AP Photo/J. Scott Applewhite

Nancy Pelosi has a big problem on her hands — and it’s only getting worse. Yesterday, rumors swirled that six moderates in Pelosi’s caucus would refuse to vote for the budget resolution that would unlock reconciliation, to which Allahpundit responded, “They wouldn’t have the balls.”

Don’t forget that Pelosi can only afford to lose three — and that she can’t expect a single Republican to rescue her on the effort to spend $3.5 trillion on the Green New Deal down-payment. This morning, however, that list has grown to nine, and they’re on the record in a letter to Pelosi:

Nine Democratic House moderates are threatening to withhold their support for their party’s must-pass budget resolution until Speaker Nancy Pelosi changes course and instead allows their chamber to first vote on the $1.2 trillion bipartisan infrastructure plan the Senate approved this week.

The threat, outlined in a letter provided to CNN, could put Pelosi’s plans in jeopardy to advance the budget resolution later this month since she can only afford to lose three votes from her caucus in the chamber that they narrowly control.

“We will not consider voting for a budget resolution until the bipartisan Infrastructure Investment and Jobs Act passes the House and is signed into law,” the letter to Pelosi said. …

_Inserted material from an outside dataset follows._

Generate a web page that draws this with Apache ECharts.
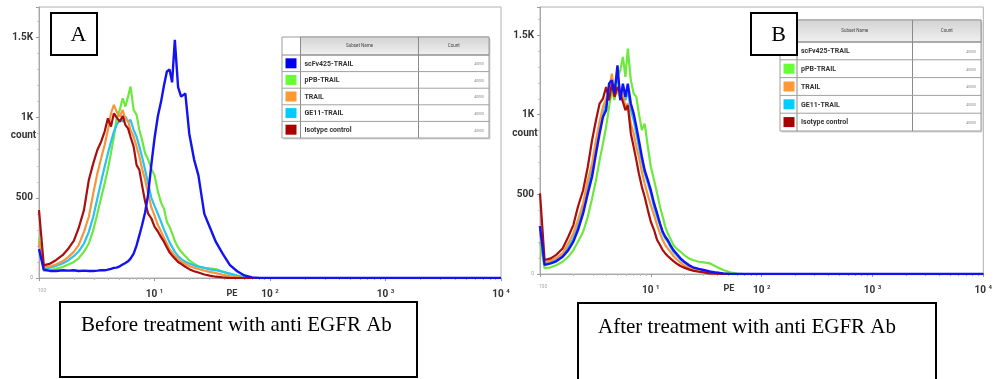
<!DOCTYPE html>
<html>
<head>
<meta charset="utf-8">
<script src="https://cdn.jsdelivr.net/npm/echarts@6/dist/echarts.min.js"></script>
<style>
  html, body { margin: 0; padding: 0; background: #fff; }
  #chart { width: 995px; height: 379px; }
</style>
</head>
<body>
<div id="chart"></div>
<script>
// PE channel (log) bins shared by both histograms
const peBins = [1, 1.1, 1.25, 1.4, 1.6, 1.8, 2, 2.2, 2.45, 2.7,
  2.95, 3.2, 3.45, 3.7, 3.95, 4.2, 4.45, 4.7, 5, 5.3,
  5.6, 5.9, 6.2, 6.6, 7, 7.4, 7.8, 8.3, 8.8, 9.4,
  10, 10.7, 11.4, 12.1, 12.8, 13.5, 14.2, 15, 16, 17,
  18.5, 20, 22, 24, 27, 30, 34, 39, 45, 52,
  60, 70, 82, 95, 10000];

const subsetNames = ['scFv425-TRAIL', 'pPB-TRAIL', 'TRAIL', 'GE11-TRAIL', 'Isotype control'];
const lineColors = ['#1212f2', '#6de83c', '#f6953d', '#28c4f0', '#a90d0d'];
const swatchColors = ['#0000ee', '#66ff33', '#ff9933', '#00ccff', '#aa0000'];
const eventCounts = [40000, 40000, 40000, 40000, 40000];
const yTickText = { 0: '0', 500: '500', 1000: '1K', 1500: '1.5K' };

// A: before treatment with anti EGFR Ab (counts per bin)
const beforeScfv = [180, 52, 44, 44, 48, 46, 48, 44, 46, 44,
  44, 46, 48, 48, 52, 57, 63, 65, 73, 84,
  94, 104, 121, 152, 204, 267, 329, 410, 520, 710,
  870, 1010, 1100, 1204, 1288, 1300, 1220, 1486, 1190, 1131,
  1150, 900, 740, 640, 400, 320, 225, 150, 80, 42,
  16, 4, 0, 0, 0];
const beforePpb = [250, 44, 48, 57, 69, 84, 100, 123, 163, 215,
  298, 400, 500, 590, 680, 780, 880, 996, 1048, 1121,
  1069, 1131, 1194, 1048, 1017, 923, 861, 777, 740, 680,
  640, 540, 470, 430, 350, 320, 280, 230, 190, 165,
  135, 110, 90, 72, 64, 60, 56, 40, 25, 12,
  5, 0, 0, 0, 0];
const beforeTrail = [230, 65, 73, 84, 104, 132, 163, 204, 288, 382,
  527, 652, 746, 829, 923, 1027, 1079, 1038, 1006, 1048,
  990, 981, 923, 881, 819, 756, 683, 611, 527, 440,
  390, 330, 290, 250, 215, 180, 160, 138, 118, 103,
  88, 75, 64, 56, 46, 38, 30, 20, 12, 5,
  0, 0, 0, 0, 0];
const beforeGe11 = [210, 59, 65, 75, 90, 111, 136, 165, 215, 288,
  382, 496, 600, 694, 777, 850, 913, 954, 986, 975,
  1006, 975, 986, 923, 881, 819, 756, 673, 590, 500,
  450, 400, 350, 300, 260, 222, 194, 163, 136, 119,
  102, 90, 79, 71, 63, 54, 48, 38, 27, 15,
  6, 0, 0, 0, 0];
const beforeIso = [423, 79, 90, 111, 142, 184, 232, 309, 423, 611,
  715, 798, 850, 913, 996, 944, 1027, 1002, 975, 1011,
  954, 933, 881, 819, 704, 673, 579, 475, 402, 371,
  320, 290, 255, 225, 190, 160, 140, 122, 100, 88,
  70, 55, 42, 34, 22, 15, 8, 4, 0, 0,
  0, 0, 0, 0, 0];

// B: after treatment with anti EGFR Ab
const afterScfv = [300, 57, 67, 80, 108, 150, 203, 276, 380, 506,
  610, 756, 882, 986, 1028, 1195, 1216, 1133, 1310, 1091,
  1195, 1112, 1195, 1070, 1007, 924, 840, 736, 652, 589,
  526, 443, 380, 317, 265, 234, 213, 182, 150, 129,
  98, 77, 56, 42, 32, 25, 16, 9, 4, 1,
  0, 0, 0, 0, 0];
const afterPpb = [200, 36, 42, 55, 77, 108, 150, 203, 265, 359,
  474, 589, 715, 819, 924, 1049, 1153, 1091, 1237, 1279,
  1363, 1237, 1415, 1216, 1133, 1112, 1007, 903, 944, 798,
  673, 589, 506, 422, 359, 296, 255, 223, 182, 161,
  140, 119, 98, 88, 77, 73, 67, 46, 25, 11,
  2, 0, 0, 0, 0];
const afterTrail = [260, 73, 84, 100, 130, 192, 255, 338, 443, 589,
  694, 840, 955, 1049, 1101, 1153, 1258, 1112, 1153, 1101,
  1133, 1049, 1070, 944, 882, 798, 736, 641, 568, 495,
  432, 370, 307, 255, 213, 182, 161, 140, 113, 94,
  71, 54, 40, 29, 19, 13, 6, 3, 0, 0,
  0, 0, 0, 0, 0];
const afterGe11 = [280, 67, 78, 90, 120, 167, 223, 307, 412, 547,
  652, 798, 913, 1007, 1070, 1174, 1237, 1153, 1258, 1133,
  1174, 1091, 1153, 1028, 965, 882, 798, 704, 631, 568,
  506, 422, 359, 307, 255, 223, 203, 171, 140, 119,
  92, 73, 54, 40, 25, 18, 10, 5, 2, 0,
  0, 0, 0, 0, 0];
const afterIso = [506, 88, 98, 120, 160, 234, 307, 422, 526, 673,
  840, 965, 1070, 1101, 1174, 1091, 1195, 1112, 1174, 1133,
  1080, 1028, 1059, 882, 798, 715, 631, 547, 485, 401,
  328, 276, 213, 182, 150, 129, 113, 98, 81, 67,
  50, 40, 29, 21, 14, 10, 4, 2, 0, 0,
  0, 0, 0, 0, 0];

const beforeSets = [beforeScfv, beforePpb, beforeTrail, beforeGe11, beforeIso];
const afterSets = [afterScfv, afterPpb, afterTrail, afterGe11, afterIso];

const chart = echarts.init(document.getElementById('chart'));

function xAxisFor(gridIndex) {
  return {
    type: 'log', logBase: 10, min: 1, max: 10000, gridIndex: gridIndex,
    axisLine: { show: true, lineStyle: { color: '#a8a8a8', width: 1 } },
    axisTick: { show: true, length: 3, lineStyle: { color: '#999' } },
    minorTick: { show: true, splitNumber: 9, length: 2, lineStyle: { color: '#bbb' } },
    splitLine: { show: false },
    axisLabel: {
      margin: 10,
      formatter: function (v) {
        const e = Math.round(Math.log10(v));
        if (e === 0) return '{t|10' + e + '}';
        return '{b|10 }{s|' + e + '}';
      },
      rich: {
        b: { fontFamily: 'Roboto', fontWeight: 'bold', fontSize: 10, color: '#333', lineHeight: 12 },
        s: { fontFamily: 'Roboto', fontWeight: 'bold', fontSize: 6, color: '#333', verticalAlign: 'top', lineHeight: 12 },
        t: { fontFamily: 'Roboto', fontSize: 5, color: '#aaa', padding: [0, 0, 8, 6] }
      }
    }
  };
}

function yAxisFor(gridIndex, max) {
  return {
    type: 'value', min: 0, max: max, interval: 500, gridIndex: gridIndex,
    axisLine: { show: true, lineStyle: { color: '#a8a8a8', width: 1 } },
    axisTick: { show: true, length: 3, lineStyle: { color: '#999' } },
    minorTick: { show: true, splitNumber: 5, length: 2, lineStyle: { color: '#c4c4c4' } },
    splitLine: { show: false },
    axisLabel: {
      margin: 6,
      formatter: function (v) {
        if (v === 0) return '{z|0}';
        return yTickText[v] ? '{m|' + yTickText[v] + '}' : '';
      },
      rich: {
        m: { fontFamily: 'Roboto', fontWeight: 'bold', fontSize: 10, color: '#333' },
        z: { fontFamily: 'Roboto', fontSize: 5, color: '#999' }
      }
    }
  };
}

function seriesFor(sets, axisIndex) {
  // drawing order: pPB, GE11, TRAIL, isotype, scFv425 on top
  const order = [1, 3, 2, 4, 0];
  return order.map(function (k, j) {
    return {
      type: 'line', name: subsetNames[k],
      xAxisIndex: axisIndex, yAxisIndex: axisIndex,
      data: peBins.map(function (p, i) { return [p, sets[k][i]]; }),
      symbol: 'none', smooth: false, silent: true, z: 2 + j,
      lineStyle: { color: lineColors[k], width: k === 0 ? 2.4 : 2.2 },
      itemStyle: { color: lineColors[k] }
    };
  });
}

function txt(x, y, s, font, align, fill, z) {
  return {
    type: 'text', x: x, y: y, silent: true, z: z || 100,
    style: { text: s, font: font, fill: fill || '#333', textAlign: align || 'left', align: align || 'left',
      textVerticalAlign: 'middle', verticalAlign: 'middle' }
  };
}

function legendTable(t) {
  const els = [];
  const w = t.w1 + t.w2 + t.w3;
  const h = t.headH + t.rowH * subsetNames.length;
  els.push({ type: 'rect', z: 90, silent: true, shape: { x: t.x + 1.5, y: t.y + 1.5, width: w, height: h }, style: { fill: '#d6d6d6' } });
  els.push({ type: 'rect', z: 91, silent: true, shape: { x: t.x, y: t.y, width: w, height: h }, style: { fill: '#fff', stroke: '#9c9c9c', lineWidth: 1 } });
  els.push({
    type: 'rect', z: 92, silent: true,
    shape: { x: t.x + t.w1, y: t.y, width: t.w2 + t.w3, height: t.headH },
    style: {
      fill: new echarts.graphic.LinearGradient(0, 0, 0, 1, [
        { offset: 0, color: '#d2d2d2' }, { offset: 1, color: '#f1f1f1' }]),
      stroke: '#9c9c9c', lineWidth: 1
    }
  });
  els.push({ type: 'line', z: 93, silent: true, shape: { x1: t.x + t.w1, y1: t.y, x2: t.x + t.w1, y2: t.y + h }, style: { stroke: '#8a8a8a', lineWidth: 1 } });
  els.push({ type: 'line', z: 93, silent: true, shape: { x1: t.x + t.w1 + t.w2, y1: t.y, x2: t.x + t.w1 + t.w2, y2: t.y + h }, style: { stroke: '#8a8a8a', lineWidth: 1 } });
  els.push(txt(t.x + t.w1 + t.w2 / 2, t.y + t.headH / 2, 'Subset Name', '4.5px Roboto', 'center', '#444'));
  els.push(txt(t.x + t.w1 + t.w2 + t.w3 / 2, t.y + t.headH / 2, 'Count', '4.5px Roboto', 'center', '#444'));
  subsetNames.forEach(function (name, i) {
    const ry = t.y + t.headH + i * t.rowH;
    els.push({ type: 'line', z: 93, silent: true, shape: { x1: t.x, y1: ry, x2: t.x + w, y2: ry }, style: { stroke: i > 0 ? '#a0a0a0' : '#8a8a8a', lineWidth: 1 } });
    els.push({ type: 'rect', z: 94, silent: true, shape: { x: t.x + 3.5, y: ry + (t.rowH - 10) / 2, width: 11, height: 10 }, style: { fill: swatchColors[i] } });
    els.push(txt(t.x + t.w1 + 4, ry + t.rowH / 2 + 0.5, name, 'bold 7px Roboto', 'left', '#333'));
    els.push(txt(t.x + w - 5, ry + t.rowH / 2 + 1, String(eventCounts[i]), '3.5px Roboto', 'right', '#888'));
  });
  return els;
}

function letterBox(x, y, s) {
  return [
    { type: 'rect', z: 110, silent: true, shape: { x: x, y: y, width: 46, height: 42 }, style: { fill: '#fff', stroke: '#000', lineWidth: 2 } },
    txt(x + 27.5, y + 22, s, '22px "Liberation Serif"', 'center', '#000', 120)
  ];
}

const graphics = []
  .concat(legendTable({ x: 282, y: 37, w1: 18.5, w2: 118, w3: 70.5, headH: 18, rowH: 16.6 }))
  .concat(legendTable({ x: 780, y: 20, w1: 17, w2: 115.5, w3: 68.5, headH: 22, rowH: 17.8 }))
  .concat(letterBox(51, 13, 'A'))
  .concat(letterBox(751, 13, 'B'))
  .concat([
    txt(23.5, 135, 'count', 'bold 10px Roboto', 'center'),
    txt(525, 133, 'count', 'bold 10px Roboto', 'center'),
    txt(232, 294, 'PE', 'bold 9px Roboto', 'center'),
    txt(729, 289, 'PE', 'bold 9px Roboto', 'center'),
    { type: 'rect', z: 100, silent: true, shape: { x: 60, y: 302, width: 357, height: 75 }, style: { fill: 'none', stroke: '#000', lineWidth: 2 } },
    { type: 'rect', z: 100, silent: true, shape: { x: 578, y: 303, width: 358, height: 80 }, style: { fill: 'none', stroke: '#000', lineWidth: 2 } },
    txt(81, 325, 'Before treatment with anti EGFR Ab', '21px "Liberation Serif"', 'left', '#000'),
    txt(598, 327, 'After treatment with anti EGFR Ab', '21px "Liberation Serif"', 'left', '#000')
  ]);

chart.setOption({
  animation: false,
  backgroundColor: '#fff',
  grid: [
    { left: 39, top: 7, width: 462, height: 271, show: true, borderColor: '#b0b0b0', borderWidth: 1, containLabel: false },
    { left: 540, top: 7, width: 457, height: 267, show: true, borderColor: '#b0b0b0', borderWidth: 1, containLabel: false }
  ],
  xAxis: [xAxisFor(0), xAxisFor(1)],
  yAxis: [yAxisFor(0, 1690), yAxisFor(1, 1676)],
  series: seriesFor(beforeSets, 0).concat(seriesFor(afterSets, 1)),
  graphic: { elements: graphics }
});
</script>
</body>
</html>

Now the new letter — led by Rep. Josh Gottheimer of New Jersey, the Democratic co-chairman of the bipartisan Problem Solvers Caucus — could throw Pelosi’s strategy into flux and underscores the complex balancing act that the White House and Democratic leaders must perform to keep their fragile coalition together.

Here’s the letter:

Note that the signatories insist they won’t vote on Chuck Schumer’s spend-o-rama until the bill passes and it’s signed into law. Sounds like there might be a bit of a trust issue among Democrats and their leadership at both ends of Pennsylvania Avenue. It hadn’t occurred to me that Joe Biden could hold the first bill until Pelosi passed the budget resolution in the House, but it clearly had occurred to Gottheimer and his colleagues.

So why not vote for the bipartisan $1.2 trillion bill first? That’s the conundrum for Pelosi, as Manu Raju explains later in the same thread:

I hate a cliffhanger.

How does Pelosi escape this corner into which she has painted herself? She will have to do something she loathes — work with Kevin McCarthy to find some Republican votes. There’s zero chance of getting any House GOP member to vote for the bloated reconciliation package, but some Republicans will come along with Pelosi on the bipartisan infrastructure bill. More than a third of the Senate GOP caucus voted in support of that bill; a similar percentage in the House would deliver at least 60 votes.

How many votes can House progressives substract, however? The Congressional Progressive Caucus, run by Pramila Jayapal, Katie Porter (deputy chair), and Ilhan Omar (whip) boasts a membership list of 96 House Democrats. If Jayapal and Omar can whip the caucus into unanimity, Pelosi would need 90 Republicans to support the infrastructure bill or more. To get that, Pelosi would have to sweet-talk the man she just derided as a “moron,” and the man who just joked about using the gavel in 2023 to bop Pelosi on the head.

Assuming those nine moderates stick to their guns, Pelosi is stuck between a rock and a hard place. She can’t get enough Republicans to help her out without engaging with McCarthy, and she can’t get the reconciliation bill passed without getting first getting the bipartisan infrastructure act passed and signed into law. There’s a very real chance that she will end the August recess early only to suffer two defeats and waste everyone’s time.

It’s a very real chance, although how big a chance remains to be seen. Pelosi will likely try threatening Gottheimer’s crew with fundraising consequences for their defiance, but with House Democrats about to take a licking in the midterms, that’s an empty threat.There’s also a good chance that Pelosi can peel away some of those progressives, but not enough to negate the need for McCarthy’s help. He can then claim credit (if he wants it) for passing the bipartisan bill and use it to argue for his ability to govern. If Pelosi wants to make that same argument, she’ll have to swallow some pride and cut a deal, and she probably will. Losing is the worst of all outcomes, and Pelosi’s smart enough to know that.